Dounia tranche abruptement le livre, via la voix du narrateur, Mourad, le frère, qui est prof dans un collège classé en Zone d’éducation prioritaire. La petite sœur, Mina, mariée à un Français arabe comme elle, est un modèle d’orthodoxie et d’ennui.
On tient là l’ébauche d’un roman plus que sa forme achevée. Les bons mots et l’émotion ne font pas un drame. La thèse tue la psychologie, le simplisme efface la complexité.
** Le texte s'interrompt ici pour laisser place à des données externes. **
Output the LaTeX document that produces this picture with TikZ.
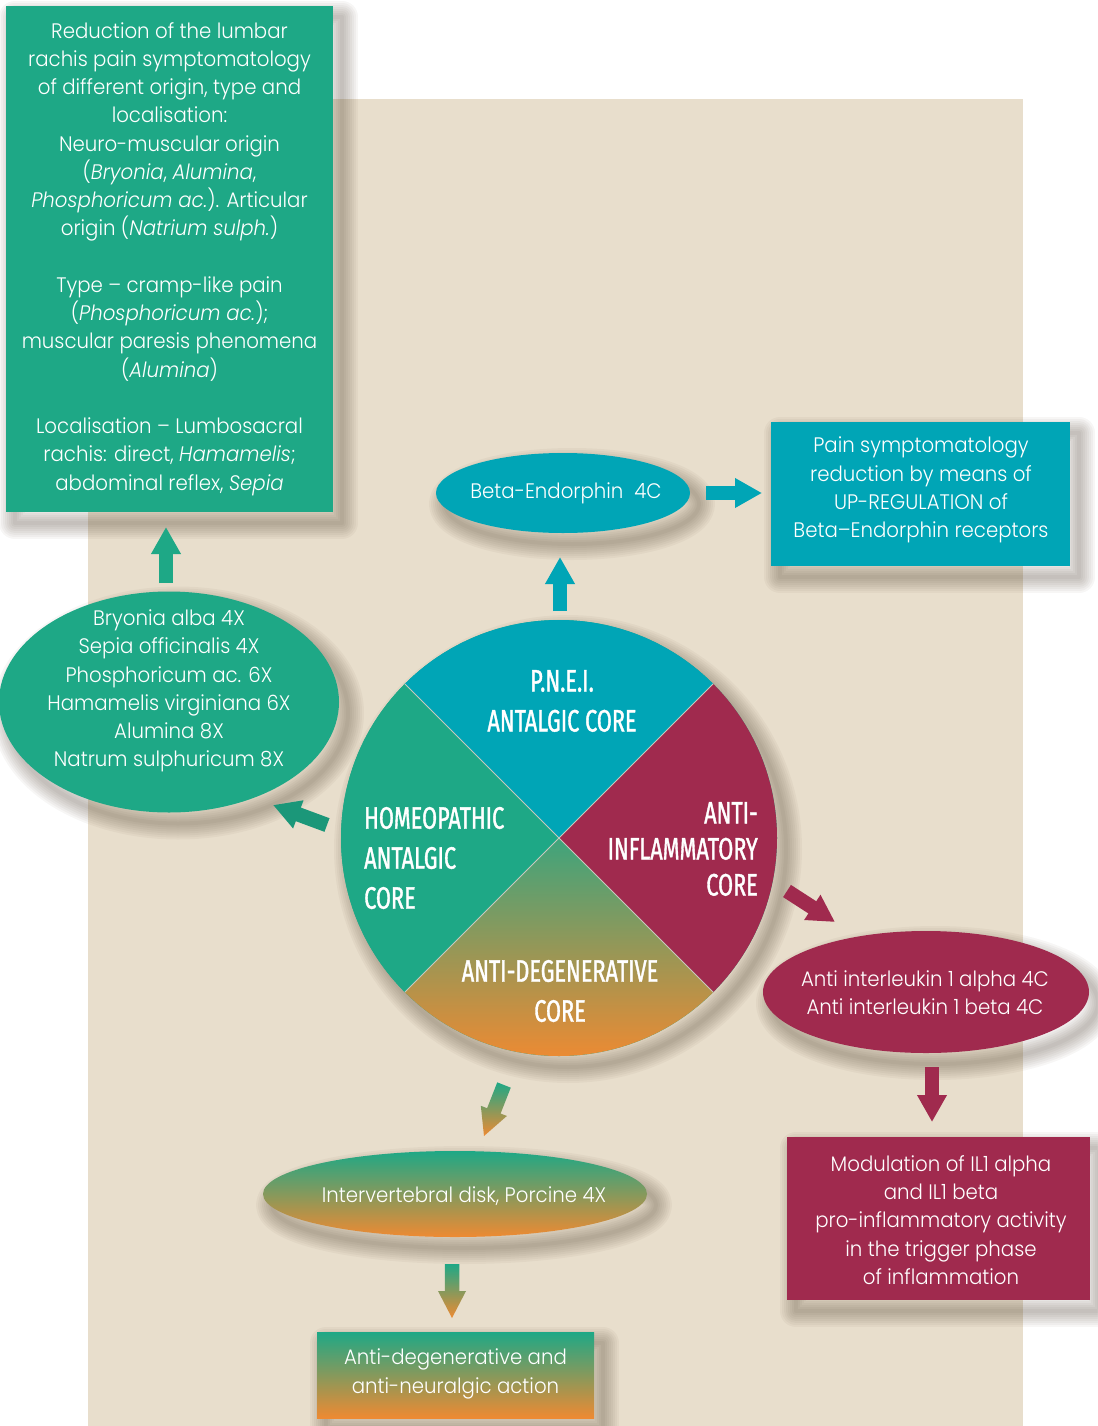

Faïza Guène entendait-elle «combattre les clichés», ce fléau dont pâtiraient les habitants des «quartiers populaires»? L’ennui, c’est qu’elle en fournit treize à la douzaine, des clichés.
Avec Dounia, sujet en or, il y avait pourtant matière à façonner une Emma Bovary d’aujourd’hui, fille d’immigrés ambitieuse, mal dans ses escarpins. Mais pour arriver à cela, il aurait fallu travailler l’écriture, renoncer au «je» au profit d’un narrateur omniscient, penser contre soi, mettre de côté son ressentiment. On peut être méchant en littérature, à condition de ne pas s’épargner.
De Faïza Guène. Ed. Fayard, 315 p.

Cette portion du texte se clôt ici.